- **TASK REQUIREMENTS**
Pull out every line below containing the word "with".

- **PROVIDED DATA**
— Begin —

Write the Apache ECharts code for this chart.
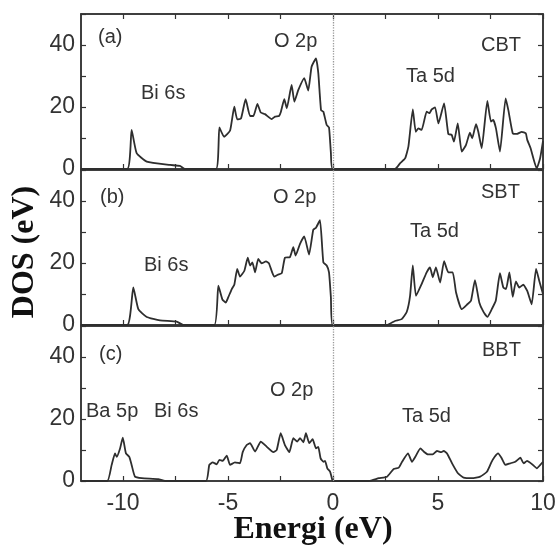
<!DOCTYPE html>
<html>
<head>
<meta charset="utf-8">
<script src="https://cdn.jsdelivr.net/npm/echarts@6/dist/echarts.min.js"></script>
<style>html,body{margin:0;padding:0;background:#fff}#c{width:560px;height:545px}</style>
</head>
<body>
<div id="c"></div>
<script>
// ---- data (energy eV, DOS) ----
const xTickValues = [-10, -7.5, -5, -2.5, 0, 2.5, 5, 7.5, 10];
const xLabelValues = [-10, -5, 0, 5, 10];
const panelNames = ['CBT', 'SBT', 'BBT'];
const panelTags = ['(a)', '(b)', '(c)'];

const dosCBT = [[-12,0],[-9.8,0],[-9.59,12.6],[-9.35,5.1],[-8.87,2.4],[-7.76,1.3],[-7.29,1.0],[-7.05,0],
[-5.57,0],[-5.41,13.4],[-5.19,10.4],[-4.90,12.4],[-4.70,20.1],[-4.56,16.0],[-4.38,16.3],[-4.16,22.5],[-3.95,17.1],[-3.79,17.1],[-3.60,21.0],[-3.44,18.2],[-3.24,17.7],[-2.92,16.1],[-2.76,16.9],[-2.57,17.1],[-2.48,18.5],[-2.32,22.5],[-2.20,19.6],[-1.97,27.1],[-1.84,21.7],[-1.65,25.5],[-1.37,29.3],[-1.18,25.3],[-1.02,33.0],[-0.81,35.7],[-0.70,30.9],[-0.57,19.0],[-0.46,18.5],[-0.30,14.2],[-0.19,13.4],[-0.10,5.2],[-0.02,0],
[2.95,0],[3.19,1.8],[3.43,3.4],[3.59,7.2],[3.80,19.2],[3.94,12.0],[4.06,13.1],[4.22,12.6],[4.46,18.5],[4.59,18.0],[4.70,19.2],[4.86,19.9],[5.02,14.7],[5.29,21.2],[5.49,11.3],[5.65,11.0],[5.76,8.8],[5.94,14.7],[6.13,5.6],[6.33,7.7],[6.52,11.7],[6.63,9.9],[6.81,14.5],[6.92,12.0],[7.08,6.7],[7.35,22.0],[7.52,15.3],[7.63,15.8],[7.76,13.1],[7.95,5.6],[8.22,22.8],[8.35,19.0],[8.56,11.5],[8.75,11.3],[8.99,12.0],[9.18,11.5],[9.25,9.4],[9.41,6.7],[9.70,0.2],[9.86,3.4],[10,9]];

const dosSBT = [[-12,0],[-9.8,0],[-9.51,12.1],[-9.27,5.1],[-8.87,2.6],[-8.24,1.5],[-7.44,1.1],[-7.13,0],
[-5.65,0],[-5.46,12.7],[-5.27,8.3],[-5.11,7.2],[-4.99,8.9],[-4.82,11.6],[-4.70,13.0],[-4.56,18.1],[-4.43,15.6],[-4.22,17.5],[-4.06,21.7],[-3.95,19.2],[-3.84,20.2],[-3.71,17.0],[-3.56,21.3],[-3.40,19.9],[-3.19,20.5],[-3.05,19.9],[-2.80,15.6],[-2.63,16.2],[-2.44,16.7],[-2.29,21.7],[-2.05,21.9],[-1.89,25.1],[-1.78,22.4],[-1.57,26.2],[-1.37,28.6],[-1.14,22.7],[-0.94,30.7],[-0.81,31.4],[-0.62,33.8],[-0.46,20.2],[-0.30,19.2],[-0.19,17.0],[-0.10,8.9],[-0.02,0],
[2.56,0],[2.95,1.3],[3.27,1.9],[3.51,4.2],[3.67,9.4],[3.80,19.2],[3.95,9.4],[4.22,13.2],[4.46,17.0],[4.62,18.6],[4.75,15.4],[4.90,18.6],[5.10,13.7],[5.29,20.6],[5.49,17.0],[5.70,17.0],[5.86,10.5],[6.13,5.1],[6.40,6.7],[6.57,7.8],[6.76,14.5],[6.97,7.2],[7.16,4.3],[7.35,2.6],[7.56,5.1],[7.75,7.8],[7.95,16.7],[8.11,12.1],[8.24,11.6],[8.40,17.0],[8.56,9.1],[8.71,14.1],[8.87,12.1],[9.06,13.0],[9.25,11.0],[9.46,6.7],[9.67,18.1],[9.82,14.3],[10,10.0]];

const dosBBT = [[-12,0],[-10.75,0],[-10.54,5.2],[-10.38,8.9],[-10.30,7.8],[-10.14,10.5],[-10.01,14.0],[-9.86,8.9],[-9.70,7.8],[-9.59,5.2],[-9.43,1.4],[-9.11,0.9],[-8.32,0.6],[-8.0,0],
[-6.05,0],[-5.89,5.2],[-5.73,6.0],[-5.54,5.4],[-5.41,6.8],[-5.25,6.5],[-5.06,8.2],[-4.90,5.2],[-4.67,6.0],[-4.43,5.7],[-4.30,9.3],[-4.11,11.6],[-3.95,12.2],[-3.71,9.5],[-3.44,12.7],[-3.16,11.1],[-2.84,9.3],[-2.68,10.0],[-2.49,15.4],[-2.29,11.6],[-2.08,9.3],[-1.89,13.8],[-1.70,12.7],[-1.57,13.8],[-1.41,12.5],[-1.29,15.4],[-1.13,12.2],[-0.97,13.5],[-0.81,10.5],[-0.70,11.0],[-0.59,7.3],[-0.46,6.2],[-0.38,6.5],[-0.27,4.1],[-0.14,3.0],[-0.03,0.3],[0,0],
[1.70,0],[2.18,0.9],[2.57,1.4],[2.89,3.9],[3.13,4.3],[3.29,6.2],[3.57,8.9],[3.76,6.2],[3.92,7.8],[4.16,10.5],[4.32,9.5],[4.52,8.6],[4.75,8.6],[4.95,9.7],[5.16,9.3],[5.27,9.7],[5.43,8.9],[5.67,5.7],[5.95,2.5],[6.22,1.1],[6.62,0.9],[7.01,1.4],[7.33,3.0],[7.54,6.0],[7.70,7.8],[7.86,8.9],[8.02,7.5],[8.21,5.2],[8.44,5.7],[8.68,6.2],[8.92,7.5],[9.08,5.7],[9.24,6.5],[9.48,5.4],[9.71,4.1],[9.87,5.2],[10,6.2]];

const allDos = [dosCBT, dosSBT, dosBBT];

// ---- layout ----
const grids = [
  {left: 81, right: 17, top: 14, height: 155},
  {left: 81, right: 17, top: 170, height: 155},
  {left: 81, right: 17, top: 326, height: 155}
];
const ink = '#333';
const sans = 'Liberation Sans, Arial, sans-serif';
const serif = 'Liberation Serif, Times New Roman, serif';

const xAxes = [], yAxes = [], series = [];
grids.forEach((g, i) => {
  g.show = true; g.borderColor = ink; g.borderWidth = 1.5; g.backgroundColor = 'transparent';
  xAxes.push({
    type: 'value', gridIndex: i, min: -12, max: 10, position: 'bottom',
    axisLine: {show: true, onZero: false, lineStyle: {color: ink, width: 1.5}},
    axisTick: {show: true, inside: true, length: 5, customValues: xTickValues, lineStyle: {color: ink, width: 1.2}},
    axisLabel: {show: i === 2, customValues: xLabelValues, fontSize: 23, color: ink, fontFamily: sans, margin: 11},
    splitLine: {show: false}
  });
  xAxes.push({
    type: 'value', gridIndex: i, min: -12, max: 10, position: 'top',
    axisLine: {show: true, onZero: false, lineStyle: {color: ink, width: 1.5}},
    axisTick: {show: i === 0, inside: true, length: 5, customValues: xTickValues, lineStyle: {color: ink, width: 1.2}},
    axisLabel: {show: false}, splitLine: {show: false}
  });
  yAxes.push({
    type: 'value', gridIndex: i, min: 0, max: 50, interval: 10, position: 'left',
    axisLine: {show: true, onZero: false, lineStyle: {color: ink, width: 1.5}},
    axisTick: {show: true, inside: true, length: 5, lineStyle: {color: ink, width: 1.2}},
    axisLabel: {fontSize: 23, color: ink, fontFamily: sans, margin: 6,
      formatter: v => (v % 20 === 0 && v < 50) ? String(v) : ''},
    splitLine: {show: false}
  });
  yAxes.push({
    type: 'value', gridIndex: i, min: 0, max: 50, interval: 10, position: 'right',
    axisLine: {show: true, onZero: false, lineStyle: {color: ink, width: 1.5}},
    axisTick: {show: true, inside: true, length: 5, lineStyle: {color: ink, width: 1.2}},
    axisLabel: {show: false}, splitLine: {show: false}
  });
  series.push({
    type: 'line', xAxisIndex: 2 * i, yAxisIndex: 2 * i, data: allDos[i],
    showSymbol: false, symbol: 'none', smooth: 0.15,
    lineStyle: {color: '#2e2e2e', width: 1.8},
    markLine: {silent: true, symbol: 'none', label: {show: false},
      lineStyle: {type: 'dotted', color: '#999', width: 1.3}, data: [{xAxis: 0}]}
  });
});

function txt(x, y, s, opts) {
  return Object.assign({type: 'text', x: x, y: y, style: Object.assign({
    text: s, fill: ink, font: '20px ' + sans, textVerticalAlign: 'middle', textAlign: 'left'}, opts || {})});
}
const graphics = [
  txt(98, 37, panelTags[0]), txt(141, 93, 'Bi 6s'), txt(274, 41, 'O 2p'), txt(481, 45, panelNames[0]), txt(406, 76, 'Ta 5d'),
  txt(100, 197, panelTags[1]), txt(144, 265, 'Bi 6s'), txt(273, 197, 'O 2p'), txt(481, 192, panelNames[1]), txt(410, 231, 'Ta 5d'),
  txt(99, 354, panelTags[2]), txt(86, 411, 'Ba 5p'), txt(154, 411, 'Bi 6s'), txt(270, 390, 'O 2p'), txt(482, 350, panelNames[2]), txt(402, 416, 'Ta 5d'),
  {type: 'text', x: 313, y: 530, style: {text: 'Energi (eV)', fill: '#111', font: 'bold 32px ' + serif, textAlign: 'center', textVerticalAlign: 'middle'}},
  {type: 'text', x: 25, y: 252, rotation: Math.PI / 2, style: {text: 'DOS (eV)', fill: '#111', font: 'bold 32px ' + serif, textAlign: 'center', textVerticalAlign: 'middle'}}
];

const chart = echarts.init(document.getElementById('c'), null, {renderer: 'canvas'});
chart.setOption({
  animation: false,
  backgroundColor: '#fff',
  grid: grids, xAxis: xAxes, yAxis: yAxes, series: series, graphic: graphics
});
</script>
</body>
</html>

— End —
— Begin —

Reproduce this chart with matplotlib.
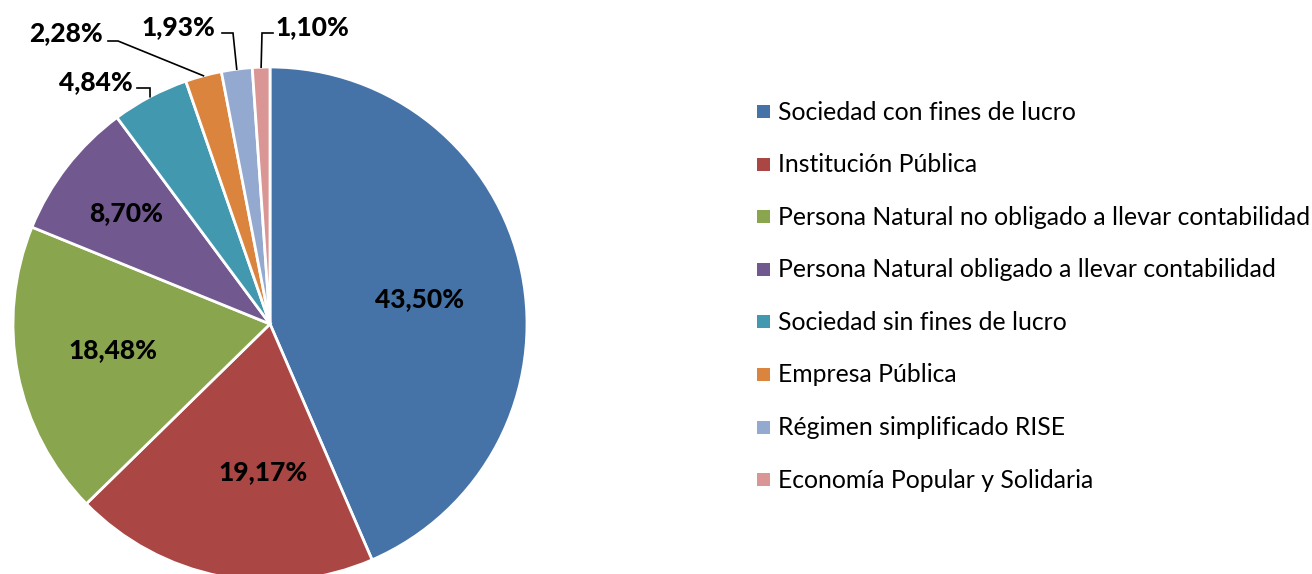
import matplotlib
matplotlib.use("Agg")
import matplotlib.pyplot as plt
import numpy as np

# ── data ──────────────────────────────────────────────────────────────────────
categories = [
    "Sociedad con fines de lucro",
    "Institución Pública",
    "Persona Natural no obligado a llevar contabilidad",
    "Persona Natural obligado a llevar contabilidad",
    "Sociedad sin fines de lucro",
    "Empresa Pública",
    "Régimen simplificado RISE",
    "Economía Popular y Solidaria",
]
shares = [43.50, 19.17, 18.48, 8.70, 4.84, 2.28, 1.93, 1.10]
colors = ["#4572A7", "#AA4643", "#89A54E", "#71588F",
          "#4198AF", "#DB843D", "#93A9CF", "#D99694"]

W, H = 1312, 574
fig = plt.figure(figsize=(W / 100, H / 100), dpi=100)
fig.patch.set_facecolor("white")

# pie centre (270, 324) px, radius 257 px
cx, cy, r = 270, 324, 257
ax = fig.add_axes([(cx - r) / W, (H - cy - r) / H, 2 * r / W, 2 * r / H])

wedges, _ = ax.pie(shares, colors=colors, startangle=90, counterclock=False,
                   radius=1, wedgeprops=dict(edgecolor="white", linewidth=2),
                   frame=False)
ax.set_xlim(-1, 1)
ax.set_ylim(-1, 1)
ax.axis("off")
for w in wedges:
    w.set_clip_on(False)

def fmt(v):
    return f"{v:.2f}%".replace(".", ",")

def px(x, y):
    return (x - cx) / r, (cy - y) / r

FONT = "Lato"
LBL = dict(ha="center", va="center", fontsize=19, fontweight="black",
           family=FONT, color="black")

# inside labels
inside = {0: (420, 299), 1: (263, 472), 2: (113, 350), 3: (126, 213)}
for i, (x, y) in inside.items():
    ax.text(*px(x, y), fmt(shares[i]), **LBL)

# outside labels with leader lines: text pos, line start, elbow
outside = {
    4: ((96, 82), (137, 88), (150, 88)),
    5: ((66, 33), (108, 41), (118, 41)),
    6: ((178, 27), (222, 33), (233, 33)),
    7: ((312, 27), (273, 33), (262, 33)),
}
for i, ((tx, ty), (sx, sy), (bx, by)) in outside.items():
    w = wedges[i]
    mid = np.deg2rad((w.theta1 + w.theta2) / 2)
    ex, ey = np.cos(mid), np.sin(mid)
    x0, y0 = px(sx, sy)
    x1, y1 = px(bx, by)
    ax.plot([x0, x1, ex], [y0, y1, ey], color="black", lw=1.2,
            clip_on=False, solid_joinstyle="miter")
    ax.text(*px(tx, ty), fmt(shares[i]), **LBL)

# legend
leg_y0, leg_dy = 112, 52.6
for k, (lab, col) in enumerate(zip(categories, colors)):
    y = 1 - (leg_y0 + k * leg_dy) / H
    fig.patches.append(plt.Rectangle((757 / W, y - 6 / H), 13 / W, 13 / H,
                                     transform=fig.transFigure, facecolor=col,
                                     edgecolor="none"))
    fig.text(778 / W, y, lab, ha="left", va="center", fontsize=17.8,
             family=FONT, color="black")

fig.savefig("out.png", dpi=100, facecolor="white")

— End —

- **SOLUTION TO THIS TASK**
Reproduce this chart with matplotlib.
# outside labels with leader lines: text pos, line start, elbow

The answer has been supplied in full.